Ask HN: Why do websites ignore HTTP_ACCEPT_LANGUAGE?

10 points by decasteve ↗ HN
My browser sends 'en-US,en' for English. Yet many sites surreptitiously use a geo-ip lookup to decide what language I "should" be using.

I'm curious to know the pros and cons for this practice.

5 comments

[ 3.0 ms ] story [ 19.2 ms ] thread
From stats ("site lang set by header and then changed by user"), most browsers are misconfigured (Everyone Is American, yay! Except those weird people who are not, oh well, let's send an accept-language of en-US anyway.)
This is a personal pet hate of mine. As an English speaker in a non-English speaking country I have everything targeted at me in the wrong language.

What annoys me the most is that it is a huge waste of resources to target ads at me in the wrong language, especially when my browser is passing my preferred language preferences.

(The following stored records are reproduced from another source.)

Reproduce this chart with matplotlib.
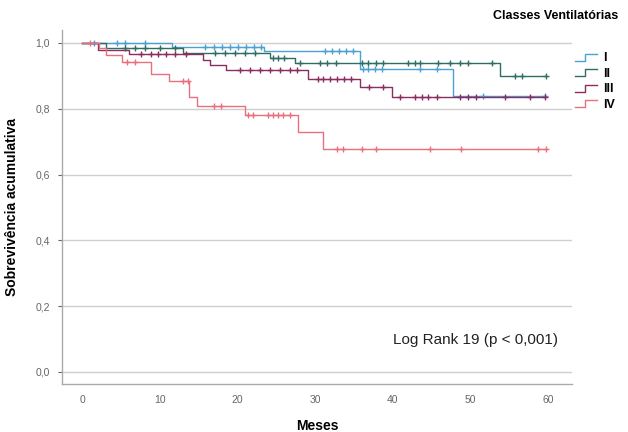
import matplotlib
matplotlib.use("Agg")
import matplotlib.pyplot as plt
import numpy as np
from matplotlib.legend_handler import HandlerBase
from matplotlib.lines import Line2D

plt.rcParams["font.family"] = ["Liberation Sans", "DejaVu Sans"]

# Kaplan-Meier curves: event times (months) and survival after each event
groups = ["I", "II", "III", "IV"]
colors = ["#4aa2d3", "#2f6e60", "#8c2d62", "#e8707e"]

times_i = [11.5, 23.4, 35.8, 47.7]
surv_i = [0.988, 0.975, 0.922, 0.839]
cens_i = [1.5, 4.5, 5.5, 8.1, 15.8, 16.9, 18.0, 19.0, 20.1, 21.1, 22.1, 23.0,
          31.3, 32.2, 33.1, 34.0, 34.9, 36.2, 36.8, 37.7, 38.6, 43.5, 45.7,
          51.6, 59.6]

times_ii = [3.0, 13.0, 24.2, 27.4, 53.8]
surv_ii = [0.985, 0.970, 0.955, 0.940, 0.900]
cens_ii = [5.5, 6.8, 8.1, 10.0, 12.0, 17.1, 18.4, 19.7, 21.0, 22.3, 24.5, 25.2,
           26.0, 28.1, 30.6, 31.5, 32.7, 36.0, 36.8, 37.8, 38.7, 42.0, 42.9,
           43.5, 45.8, 47.4, 48.6, 49.7, 52.8, 55.7, 56.6, 59.7]

times_iii = [2.0, 6.0, 15.5, 16.5, 18.5, 29.1, 35.8, 39.9]
surv_iii = [0.980, 0.966, 0.948, 0.932, 0.918, 0.890, 0.866, 0.836]
cens_iii = [7.5, 8.8, 9.8, 10.8, 12.0, 13.3, 20.3, 21.6, 22.9, 24.2, 25.5,
            26.8, 27.7, 30.4, 31.0, 31.9, 32.8, 33.7, 34.6, 36.9, 38.7, 40.9,
            42.9, 43.8, 44.5, 45.7, 48.6, 49.7, 50.7, 54.4, 57.7, 59.6]

times_iv = [2.2, 3.0, 5.1, 8.9, 11.1, 13.8, 14.8, 21.0, 27.8, 31.0]
surv_iv = [0.985, 0.963, 0.942, 0.906, 0.884, 0.836, 0.808, 0.781, 0.729, 0.678]
cens_iv = [1.0, 5.8, 6.8, 13.0, 13.6, 16.9, 17.8, 21.4, 22.0, 23.9, 24.6, 25.2,
           25.9, 26.8, 32.8, 33.6, 36.0, 37.8, 44.8, 48.8, 58.7, 59.8]

all_times = [times_i, times_ii, times_iii, times_iv]
all_surv = [surv_i, surv_ii, surv_iii, surv_iv]
all_cens = [cens_i, cens_ii, cens_iii, cens_iv]

x_ticks = [0, 10, 20, 30, 40, 50, 60]
y_ticks = [0.0, 0.2, 0.4, 0.6, 0.8, 1.0]


class StepHandler(HandlerBase):
    # small step-shaped line used as legend key
    def create_artists(self, legend, orig_handle, xdescent, ydescent,
                       width, height, fontsize, trans):
        xs = np.array([0, 0.45, 0.45, 1.0]) * width - xdescent
        ys = np.array([0.05, 0.05, 0.85, 0.85]) * height - ydescent
        line = Line2D(xs, ys, color=orig_handle.get_color(), lw=1.0)
        line.set_transform(trans)
        return [line]


fig = plt.figure(figsize=(6.28, 4.32), dpi=100)
ax = fig.add_axes([0.099, 0.111, 0.812, 0.82])

handles = []
for name, color, t, s, c in zip(groups, colors, all_times, all_surv, all_cens):
    t = np.array(t)
    s = np.array(s)
    end = max(c)
    tx = np.concatenate([[0.0], t, [end]])
    sy = np.concatenate([[1.0], s, [s[-1]]])
    (ln,) = ax.step(tx, sy, where="post", color=color, lw=1.0)
    # censored observations take the survival value at that time
    idx = np.searchsorted(t, c, side="right")
    cs = np.concatenate([[1.0], s])[idx]
    ax.plot(c, cs, "+", color=color, ms=5, mew=1.0, ls="none")
    handles.append(ln)

ax.set_xlim(-2.6, 63.1)
ax.set_ylim(-0.037, 1.04)
ax.set_xticks(x_ticks)
ax.set_yticks(y_ticks)
ax.set_yticklabels([f"{v:.1f}".replace(".", ",") for v in y_ticks])
ax.set_xticklabels([str(v) for v in x_ticks])
ax.tick_params(axis="both", colors="#666666", labelsize=7.5, length=3,
               width=0.8, pad=6)
ax.tick_params(axis="x", length=0, pad=8)

ax.grid(axis="y", color="#cfcfcf", lw=1.0)
ax.set_axisbelow(True)
for side in ["top", "right"]:
    ax.spines[side].set_visible(False)
for side in ["left", "bottom"]:
    ax.spines[side].set_color("#aaaaaa")
    ax.spines[side].set_linewidth(1.0)

ax.set_xlabel("Meses", fontsize=10, fontweight="bold", labelpad=10)
ax.set_ylabel("Sobrevivência acumulativa", fontsize=10, fontweight="bold",
              labelpad=12)

ax.text(50.6, 0.097, "Log Rank 19 (p < 0,001)", fontsize=11, ha="center",
        va="center", color="#222222")

fig.text(0.985, 0.963, "Classes Ventilatórias", ha="right", va="center",
         fontsize=9, fontweight="bold")
leg = fig.legend(handles, groups, handler_map={Line2D: StepHandler()},
                 loc="upper left", bbox_to_anchor=(0.897, 0.905),
                 frameon=False, fontsize=9, handlelength=1.8,
                 handletextpad=0.5, labelspacing=0.28)
for txt in leg.get_texts():
    txt.set_fontweight("bold")

fig.savefig("out.png", dpi=100)
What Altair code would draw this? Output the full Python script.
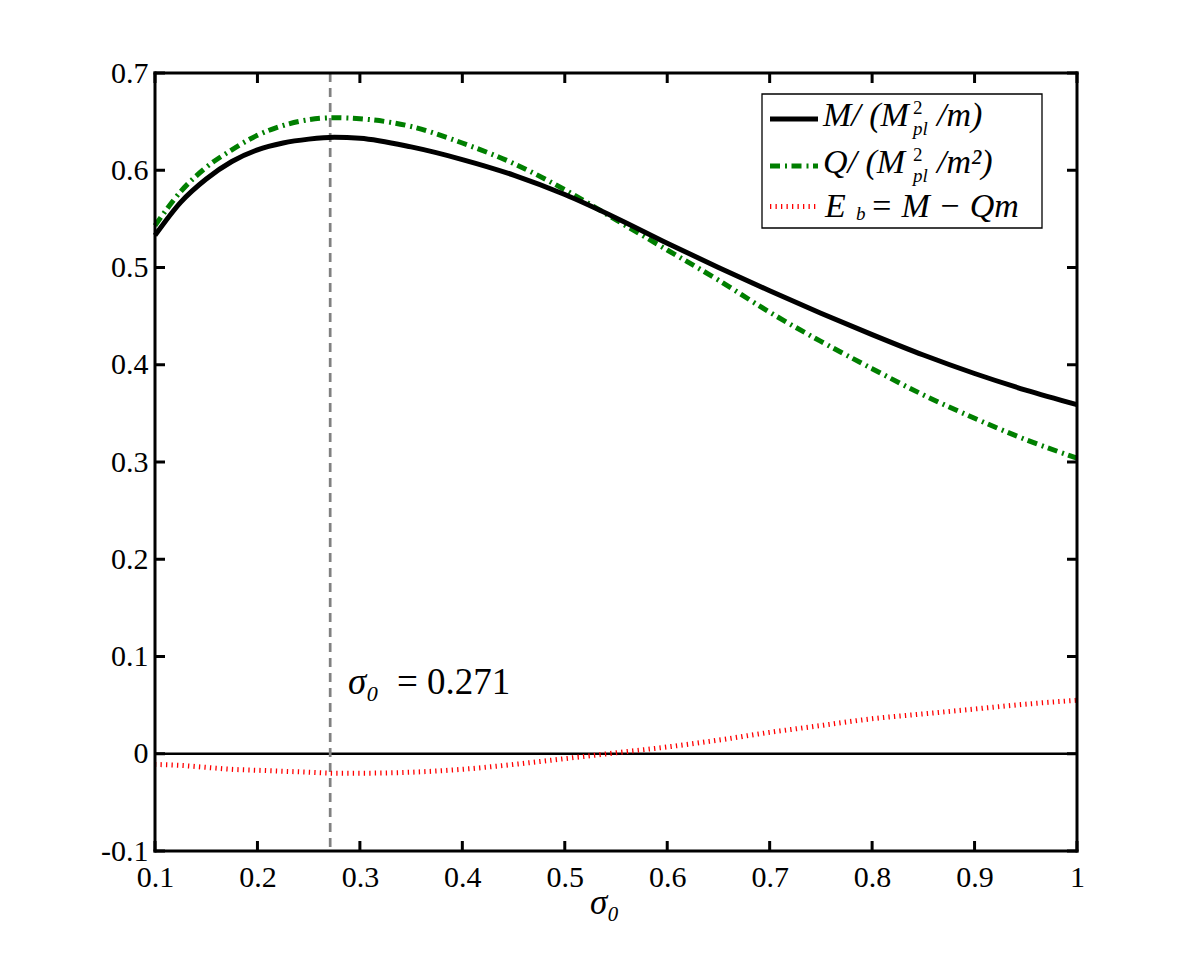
import altair as alt
import pandas as pd

# ---- data ----
sigma = [0.10, 0.125, 0.15, 0.175, 0.20, 0.225, 0.25, 0.275, 0.30, 0.35, 0.40, 0.45,
         0.50, 0.55, 0.60, 0.65, 0.70, 0.75, 0.80, 0.85, 0.90, 0.95, 1.00]
mass = [0.533, 0.567, 0.591, 0.609, 0.621, 0.628, 0.632, 0.634, 0.633, 0.624, 0.611, 0.595,
        0.575, 0.551, 0.525, 0.500, 0.476, 0.453, 0.431, 0.410, 0.391, 0.374, 0.359]
charge = [0.543, 0.578, 0.603, 0.621, 0.636, 0.646, 0.652, 0.654, 0.653, 0.645, 0.628, 0.607,
          0.580, 0.549, 0.518, 0.487, 0.454, 0.424, 0.396, 0.369, 0.345, 0.323, 0.304]
binding = [-0.011, -0.012, -0.014, -0.016, -0.017, -0.018, -0.019, -0.020, -0.020, -0.019, -0.016, -0.011,
           -0.005, 0.001, 0.007, 0.014, 0.022, 0.029, 0.036, 0.041, 0.046, 0.051, 0.055]
x_ticks = [0.1, 0.2, 0.3, 0.4, 0.5, 0.6, 0.7, 0.8, 0.9, 1.0]
y_ticks = [-0.1, 0.0, 0.1, 0.2, 0.3, 0.4, 0.5, 0.6, 0.7]
sigma_star = [0.271]
zero_level = [0.0]

# text pieces (legend, annotation, axis title): text, pixel x, pixel baseline y, font size
italic_text = ["M/ (M", "pl", "/m)", "Q/ (M", "pl", "/m\u00b2)", "E", "b", "= M \u2212 Qm",
               "\u03c3\u2080", "\u03c3\u2080"]
italic_px = [668, 758, 782, 668, 758, 782, 670, 701, 715, 193, 435]
italic_py = [53, 62, 53, 100, 109, 100, 144, 147, 144, 621, 841]
italic_sz = [34, 19, 34, 34, 19, 34, 34, 19, 34, 37, 35]
upright_text = ["2", "2", "= 0.271"]
upright_px = [758, 758, 242]
upright_py = [41, 88, 621]
upright_sz = [19, 19, 37]

W, H = 922, 778
FONT = "Liberation Serif"

df = pd.DataFrame({"sigma": sigma, "M": mass, "Q": charge, "E": binding})
dxt = pd.DataFrame({"v": x_ticks})
dyt = pd.DataFrame({"v": y_ticks})
one = pd.DataFrame({"a": [0]})
d_it = pd.DataFrame({"t": italic_text, "px": italic_px, "py": italic_py, "sz": italic_sz})
d_up = pd.DataFrame({"t": upright_text, "px": upright_px, "py": upright_py, "sz": upright_sz})

xs = alt.Scale(domain=[0.1, 1.0], nice=False, zero=False)
ys = alt.Scale(domain=[-0.1, 0.7], nice=False, zero=False)
lab = "replace(format(datum.value, '.1~f'), '\u2212', '-')"
xax = alt.Axis(values=x_ticks, ticks=False, domain=False, grid=False, labelFont=FONT,
               labelFontSize=30, labelColor="black", labelPadding=11, labelExpr=lab,
               labelFlush=False, title=None)
yax = alt.Axis(values=y_ticks, ticks=False, domain=False, grid=False, labelFont=FONT,
               labelFontSize=30, labelColor="black", labelPadding=7, labelExpr=lab,
               labelFlush=False, title=None)


def X(f):
    return alt.X(f, type="quantitative", scale=xs, axis=xax)


def Y(f):
    return alt.Y(f, type="quantitative", scale=ys, axis=yax)


black = alt.Chart(df).mark_line(color="black", strokeWidth=5, interpolate="monotone").encode(
    x=X("sigma"), y=Y("M"))
green = alt.Chart(df).mark_line(color="#007f00", strokeWidth=5, strokeDash=[10, 5, 2, 4.5],
                                interpolate="monotone").encode(x=X("sigma"), y=Y("Q"))
red = alt.Chart(df).mark_line(color="#ff0000", strokeWidth=5, strokeDash=[1.3, 4.2],
                              interpolate="monotone").encode(x=X("sigma"), y=Y("E"))

zero = alt.Chart(pd.DataFrame({"z": zero_level})).mark_rule(color="black", strokeWidth=2.5).encode(
    y=Y("z"))
vline = alt.Chart(pd.DataFrame({"s": sigma_star})).mark_rule(
    color="#808080", strokeWidth=2.7, strokeDash=[9, 6]).encode(x=X("s"))

tick_style = dict(color="black", strokeWidth=3)
tb = alt.Chart(dxt).mark_rule(**tick_style).encode(x=X("v"), y=alt.value(H), y2=alt.value(H - 10))
tt = alt.Chart(dxt).mark_rule(**tick_style).encode(x=X("v"), y=alt.value(0), y2=alt.value(10))
tl = alt.Chart(dyt).mark_rule(**tick_style).encode(y=Y("v"), x=alt.value(0), x2=alt.value(10))
tr = alt.Chart(dyt).mark_rule(**tick_style).encode(y=Y("v"), x=alt.value(W), x2=alt.value(W - 10))

# frame around the plot area
frame_style = dict(color="black", strokeWidth=3, strokeCap="square")
f_top = alt.Chart(one).mark_rule(**frame_style).encode(x=alt.value(0), x2=alt.value(W), y=alt.value(0))
f_bot = alt.Chart(one).mark_rule(**frame_style).encode(x=alt.value(0), x2=alt.value(W), y=alt.value(H))
f_lft = alt.Chart(one).mark_rule(**frame_style).encode(y=alt.value(0), y2=alt.value(H), x=alt.value(0))
f_rgt = alt.Chart(one).mark_rule(**frame_style).encode(y=alt.value(0), y2=alt.value(H), x=alt.value(W))
# white spacer that reserves the room above and left of the plot area
spacer = alt.Chart(one).mark_rule(color="white", strokeWidth=0.5).encode(
    x=alt.value(-141.75), x2=alt.value(-140), y=alt.value(-59))

# legend box and line samples
box = alt.Chart(one).mark_rect(fill="white", stroke="black", strokeWidth=1.3).encode(
    x=alt.value(607), x2=alt.value(887), y=alt.value(21), y2=alt.value(155))
lg1 = alt.Chart(one).mark_rule(color="black", strokeWidth=5).encode(
    x=alt.value(615), x2=alt.value(663), y=alt.value(46))
lg2 = alt.Chart(one).mark_rule(color="#007f00", strokeWidth=5, strokeDash=[10, 5, 2, 4.5]).encode(
    x=alt.value(615), x2=alt.value(663), y=alt.value(93))
lg3 = alt.Chart(one).mark_rule(color="#ff0000", strokeWidth=5, strokeDash=[1.3, 4.2]).encode(
    x=alt.value(615), x2=alt.value(661), y=alt.value(133.5))


def text_layer(d, italic):
    kw = dict(font=FONT, align="left", baseline="alphabetic", color="black")
    if italic:
        kw["fontStyle"] = "italic"
    return alt.Chart(d).mark_text(**kw).encode(
        x=alt.X("px:Q", scale=None, axis=None),
        y=alt.Y("py:Q", scale=None, axis=None),
        size=alt.Size("sz:Q", scale=None, legend=None),
        text="t:N")


chart = alt.layer(
    spacer, zero, vline, red, green, black, tb, tt, tl, tr, f_top, f_bot, f_lft, f_rgt,
    box, lg1, lg2, lg3, text_layer(d_it, True), text_layer(d_up, False)
).properties(width=W, height=H)

chart.save("out.html", embed_options={"renderer": "svg", "actions": False})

Now multiply that by the millions of people who are being mistargetted by ad delivery companies (Google I'm looking at you). What awful losses.

What gets me the most is things like Google/fb login pages etc - there is no (that I can see) way to change language on these pages - you have to guess what shit does, which is even harder when you use them only when client work demands integration with one of them, and thus are not familiar.
both fb and google login change language is @ bottom

google's at bottom right

fb's at bottom with largest languages, and a button that opens a modal for the rest.

This, exactly. I happen to prefer English to my native language, mostly because I prefer to see the original version of content, not some badly translated version which is all it is a lot of the time.

It's extremely frustrating to let websites know I would like to get English content, then be delivered a translated, shortened, bad quality version of the that same content because they think that's better for me.

Actually, while it's probably also a limitation due to licensing, I've had the extremely frustrating experience of trying out Google Play Books on my phone. No language settings. The phone's language, the settings in your Google settings and account are ignored. I'm in Germany, I get the books in German.

I actually would have bought my first book that day if I could have accessed the original version, but I couldn't.

Point is, it's not just ad revenue they're losing out on, but also customers.